### Given request
Below are some records. Output the lines from the first one through the line that holds "pw, ph = W - L - R, H - T - B", exactly as written, with no pictures.

Items from a dataset:
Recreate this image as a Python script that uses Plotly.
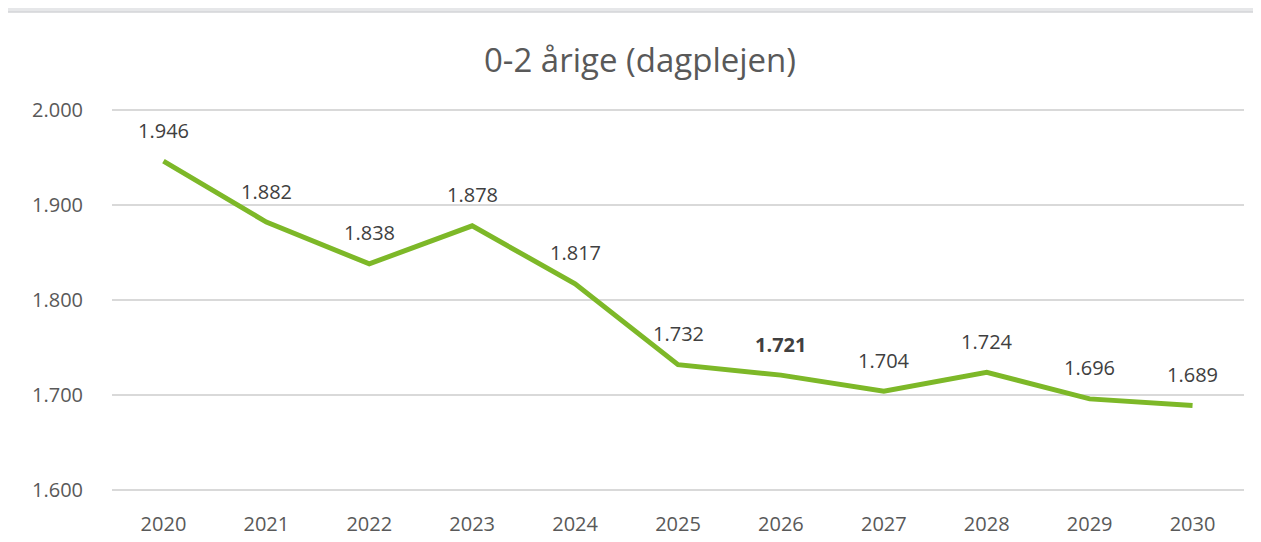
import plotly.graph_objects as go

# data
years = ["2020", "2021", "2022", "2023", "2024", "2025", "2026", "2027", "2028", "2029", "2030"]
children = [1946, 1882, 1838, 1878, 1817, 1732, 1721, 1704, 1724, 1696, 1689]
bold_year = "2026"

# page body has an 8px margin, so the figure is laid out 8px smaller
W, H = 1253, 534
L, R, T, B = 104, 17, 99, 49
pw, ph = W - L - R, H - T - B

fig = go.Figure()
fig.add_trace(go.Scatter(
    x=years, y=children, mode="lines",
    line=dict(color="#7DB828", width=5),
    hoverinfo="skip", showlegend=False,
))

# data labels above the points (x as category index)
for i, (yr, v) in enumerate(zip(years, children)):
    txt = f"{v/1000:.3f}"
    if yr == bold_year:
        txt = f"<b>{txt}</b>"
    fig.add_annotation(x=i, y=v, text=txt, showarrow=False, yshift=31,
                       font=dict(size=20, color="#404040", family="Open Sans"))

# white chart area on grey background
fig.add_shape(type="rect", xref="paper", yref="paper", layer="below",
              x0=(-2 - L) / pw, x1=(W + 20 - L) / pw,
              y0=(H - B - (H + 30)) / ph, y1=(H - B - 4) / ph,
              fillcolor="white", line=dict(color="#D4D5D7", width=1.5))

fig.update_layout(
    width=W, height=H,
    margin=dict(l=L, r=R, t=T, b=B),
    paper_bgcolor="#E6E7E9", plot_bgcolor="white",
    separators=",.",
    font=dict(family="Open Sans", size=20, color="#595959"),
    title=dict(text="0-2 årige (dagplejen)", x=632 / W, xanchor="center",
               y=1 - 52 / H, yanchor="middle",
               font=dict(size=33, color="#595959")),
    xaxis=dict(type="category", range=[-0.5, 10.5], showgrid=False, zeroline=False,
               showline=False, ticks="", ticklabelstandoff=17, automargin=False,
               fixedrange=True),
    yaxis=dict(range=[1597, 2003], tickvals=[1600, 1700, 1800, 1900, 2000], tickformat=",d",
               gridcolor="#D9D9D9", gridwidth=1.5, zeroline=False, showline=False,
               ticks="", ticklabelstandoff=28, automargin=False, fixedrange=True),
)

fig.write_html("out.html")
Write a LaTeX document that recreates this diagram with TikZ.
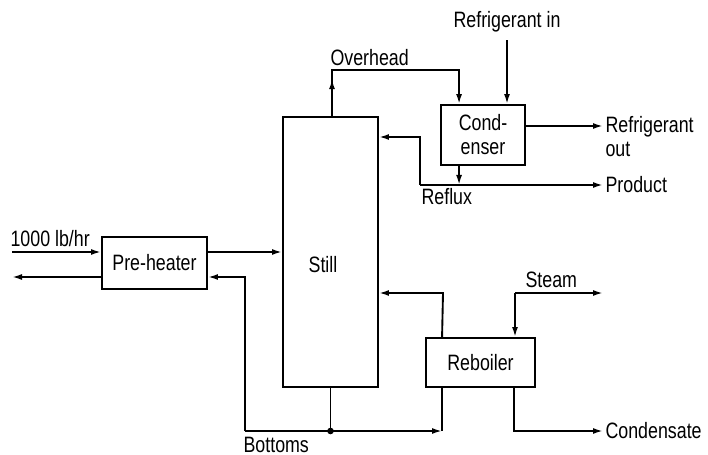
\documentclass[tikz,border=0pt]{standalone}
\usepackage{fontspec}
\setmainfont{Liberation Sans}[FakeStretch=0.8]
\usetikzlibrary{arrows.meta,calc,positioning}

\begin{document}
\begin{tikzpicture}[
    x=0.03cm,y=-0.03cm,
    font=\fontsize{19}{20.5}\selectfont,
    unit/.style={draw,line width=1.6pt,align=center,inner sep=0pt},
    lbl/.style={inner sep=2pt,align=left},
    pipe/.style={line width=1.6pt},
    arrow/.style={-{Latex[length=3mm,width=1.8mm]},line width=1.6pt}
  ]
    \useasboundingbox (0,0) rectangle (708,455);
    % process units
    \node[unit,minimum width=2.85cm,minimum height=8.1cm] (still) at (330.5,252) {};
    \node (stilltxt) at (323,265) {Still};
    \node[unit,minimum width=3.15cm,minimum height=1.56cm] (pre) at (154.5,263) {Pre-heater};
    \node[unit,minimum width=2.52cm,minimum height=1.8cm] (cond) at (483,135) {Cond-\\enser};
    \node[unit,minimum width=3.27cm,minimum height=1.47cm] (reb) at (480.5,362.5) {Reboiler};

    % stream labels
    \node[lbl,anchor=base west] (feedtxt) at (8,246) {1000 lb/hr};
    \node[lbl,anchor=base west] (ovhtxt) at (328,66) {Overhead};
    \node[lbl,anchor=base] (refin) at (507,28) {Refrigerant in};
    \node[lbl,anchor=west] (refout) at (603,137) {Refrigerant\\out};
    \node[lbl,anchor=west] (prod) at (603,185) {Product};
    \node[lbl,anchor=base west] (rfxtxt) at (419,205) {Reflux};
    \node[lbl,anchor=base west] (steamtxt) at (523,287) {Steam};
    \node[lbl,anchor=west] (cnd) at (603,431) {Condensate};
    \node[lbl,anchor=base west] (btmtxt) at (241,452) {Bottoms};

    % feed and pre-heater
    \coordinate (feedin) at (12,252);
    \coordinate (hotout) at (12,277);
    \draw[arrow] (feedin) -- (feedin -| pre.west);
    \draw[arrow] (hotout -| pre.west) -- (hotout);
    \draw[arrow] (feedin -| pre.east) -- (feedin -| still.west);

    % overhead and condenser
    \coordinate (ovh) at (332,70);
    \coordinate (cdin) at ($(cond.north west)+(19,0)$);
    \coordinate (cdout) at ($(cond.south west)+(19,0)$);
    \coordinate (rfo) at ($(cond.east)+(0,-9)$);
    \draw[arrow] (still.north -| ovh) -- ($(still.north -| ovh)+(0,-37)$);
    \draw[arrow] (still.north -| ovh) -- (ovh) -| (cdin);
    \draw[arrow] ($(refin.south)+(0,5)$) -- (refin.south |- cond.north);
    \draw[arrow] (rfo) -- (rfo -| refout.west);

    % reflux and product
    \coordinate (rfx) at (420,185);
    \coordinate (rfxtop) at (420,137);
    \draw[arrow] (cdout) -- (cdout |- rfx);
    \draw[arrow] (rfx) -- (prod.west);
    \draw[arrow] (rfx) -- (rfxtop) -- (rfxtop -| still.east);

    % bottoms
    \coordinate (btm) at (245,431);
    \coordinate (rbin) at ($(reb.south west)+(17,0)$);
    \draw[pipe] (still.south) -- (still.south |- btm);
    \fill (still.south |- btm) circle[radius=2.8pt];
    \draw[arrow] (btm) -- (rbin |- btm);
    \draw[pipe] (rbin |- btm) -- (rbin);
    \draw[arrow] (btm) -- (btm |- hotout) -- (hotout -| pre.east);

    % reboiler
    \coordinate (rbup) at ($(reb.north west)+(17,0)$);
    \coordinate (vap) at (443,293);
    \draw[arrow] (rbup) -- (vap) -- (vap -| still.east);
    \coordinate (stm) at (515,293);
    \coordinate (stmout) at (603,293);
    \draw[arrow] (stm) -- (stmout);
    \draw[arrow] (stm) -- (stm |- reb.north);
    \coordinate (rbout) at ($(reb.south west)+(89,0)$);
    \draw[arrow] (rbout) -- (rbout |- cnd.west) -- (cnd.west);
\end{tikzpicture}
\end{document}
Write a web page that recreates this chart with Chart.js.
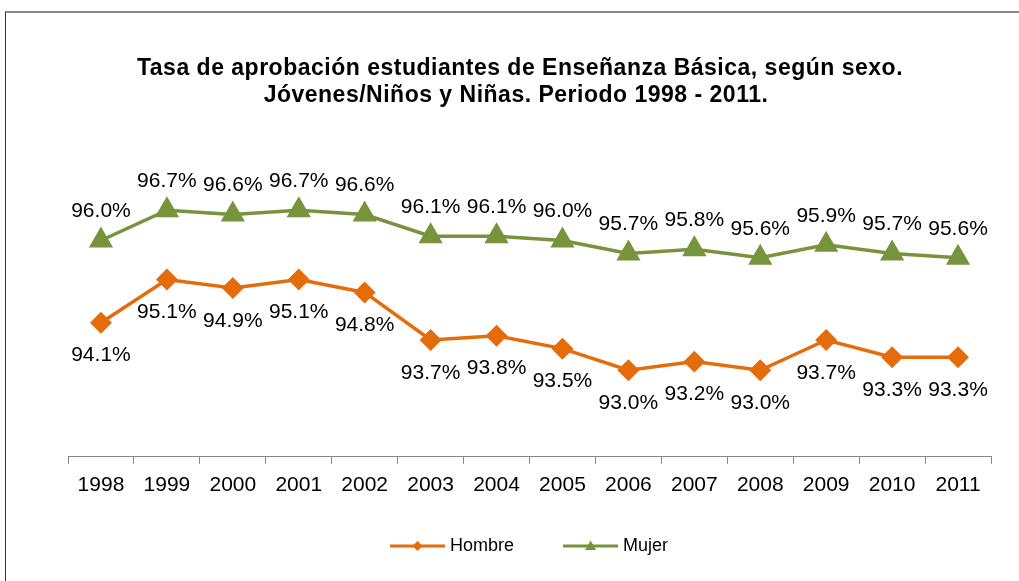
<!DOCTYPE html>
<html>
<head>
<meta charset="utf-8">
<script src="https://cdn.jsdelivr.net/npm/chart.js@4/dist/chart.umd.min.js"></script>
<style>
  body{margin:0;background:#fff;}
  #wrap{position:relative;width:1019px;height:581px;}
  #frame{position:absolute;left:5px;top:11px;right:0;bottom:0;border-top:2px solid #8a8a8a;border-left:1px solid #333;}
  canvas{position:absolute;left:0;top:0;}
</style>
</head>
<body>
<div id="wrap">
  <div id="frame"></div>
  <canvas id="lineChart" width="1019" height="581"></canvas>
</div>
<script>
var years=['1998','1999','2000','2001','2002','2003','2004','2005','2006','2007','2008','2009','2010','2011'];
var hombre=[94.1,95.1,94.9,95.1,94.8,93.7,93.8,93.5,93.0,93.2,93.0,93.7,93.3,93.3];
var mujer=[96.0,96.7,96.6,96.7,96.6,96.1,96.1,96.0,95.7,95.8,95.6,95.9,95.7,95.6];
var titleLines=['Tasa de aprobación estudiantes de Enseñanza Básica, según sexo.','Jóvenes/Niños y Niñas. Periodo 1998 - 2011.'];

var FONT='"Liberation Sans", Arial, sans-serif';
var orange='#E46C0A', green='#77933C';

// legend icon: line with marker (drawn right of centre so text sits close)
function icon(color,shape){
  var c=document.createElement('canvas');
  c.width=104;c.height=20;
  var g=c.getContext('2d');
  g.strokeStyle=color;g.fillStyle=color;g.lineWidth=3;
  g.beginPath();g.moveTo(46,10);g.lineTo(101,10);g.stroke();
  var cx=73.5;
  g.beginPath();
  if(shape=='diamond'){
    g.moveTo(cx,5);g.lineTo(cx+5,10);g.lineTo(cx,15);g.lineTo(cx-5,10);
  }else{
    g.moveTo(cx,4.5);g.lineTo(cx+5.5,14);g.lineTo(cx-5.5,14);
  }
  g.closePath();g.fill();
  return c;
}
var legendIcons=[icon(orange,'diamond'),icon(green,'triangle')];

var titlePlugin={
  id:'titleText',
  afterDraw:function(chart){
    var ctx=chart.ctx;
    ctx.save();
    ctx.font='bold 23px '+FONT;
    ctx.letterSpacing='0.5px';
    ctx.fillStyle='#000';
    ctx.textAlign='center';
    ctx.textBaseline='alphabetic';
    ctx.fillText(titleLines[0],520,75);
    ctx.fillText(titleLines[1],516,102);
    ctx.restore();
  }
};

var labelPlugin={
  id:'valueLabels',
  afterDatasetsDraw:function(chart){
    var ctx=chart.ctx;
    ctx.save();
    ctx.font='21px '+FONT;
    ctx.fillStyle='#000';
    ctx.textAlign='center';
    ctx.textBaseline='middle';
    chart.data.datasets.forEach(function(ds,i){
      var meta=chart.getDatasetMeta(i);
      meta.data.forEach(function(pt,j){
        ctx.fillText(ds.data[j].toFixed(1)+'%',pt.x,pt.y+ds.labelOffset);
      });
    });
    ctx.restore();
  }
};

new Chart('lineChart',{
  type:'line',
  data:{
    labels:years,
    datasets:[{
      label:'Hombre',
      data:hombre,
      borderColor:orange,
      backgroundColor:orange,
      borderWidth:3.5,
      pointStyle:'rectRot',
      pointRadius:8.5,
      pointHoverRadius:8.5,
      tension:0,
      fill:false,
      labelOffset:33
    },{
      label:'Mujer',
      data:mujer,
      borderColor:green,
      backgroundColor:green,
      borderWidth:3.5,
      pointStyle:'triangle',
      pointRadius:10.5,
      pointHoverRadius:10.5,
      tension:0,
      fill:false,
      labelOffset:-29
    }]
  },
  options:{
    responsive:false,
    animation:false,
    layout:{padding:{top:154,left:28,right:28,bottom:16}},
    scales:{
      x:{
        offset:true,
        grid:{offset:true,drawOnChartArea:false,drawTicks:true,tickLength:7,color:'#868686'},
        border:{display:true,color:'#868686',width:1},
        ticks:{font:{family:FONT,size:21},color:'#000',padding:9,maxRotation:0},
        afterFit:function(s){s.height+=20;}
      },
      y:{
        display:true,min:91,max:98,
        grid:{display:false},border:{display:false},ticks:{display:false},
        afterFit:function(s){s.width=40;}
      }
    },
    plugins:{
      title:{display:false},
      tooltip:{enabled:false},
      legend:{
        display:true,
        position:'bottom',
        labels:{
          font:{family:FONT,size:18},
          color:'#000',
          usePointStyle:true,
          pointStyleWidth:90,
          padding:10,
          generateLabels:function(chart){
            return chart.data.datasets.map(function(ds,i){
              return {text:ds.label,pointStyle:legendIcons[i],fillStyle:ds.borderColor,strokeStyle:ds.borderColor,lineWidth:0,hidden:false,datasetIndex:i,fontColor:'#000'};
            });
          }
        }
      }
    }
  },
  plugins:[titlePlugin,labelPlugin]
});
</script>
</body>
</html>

### Solution to this task
Recreate this image as a Python script that uses Plotly.
import plotly.graph_objects as go

# data
years = ["2020", "2021", "2022", "2023", "2024", "2025", "2026", "2027", "2028", "2029", "2030"]
children = [1946, 1882, 1838, 1878, 1817, 1732, 1721, 1704, 1724, 1696, 1689]
bold_year = "2026"

# page body has an 8px margin, so the figure is laid out 8px smaller
W, H = 1253, 534
L, R, T, B = 104, 17, 99, 49
pw, ph = W - L - R, H - T - B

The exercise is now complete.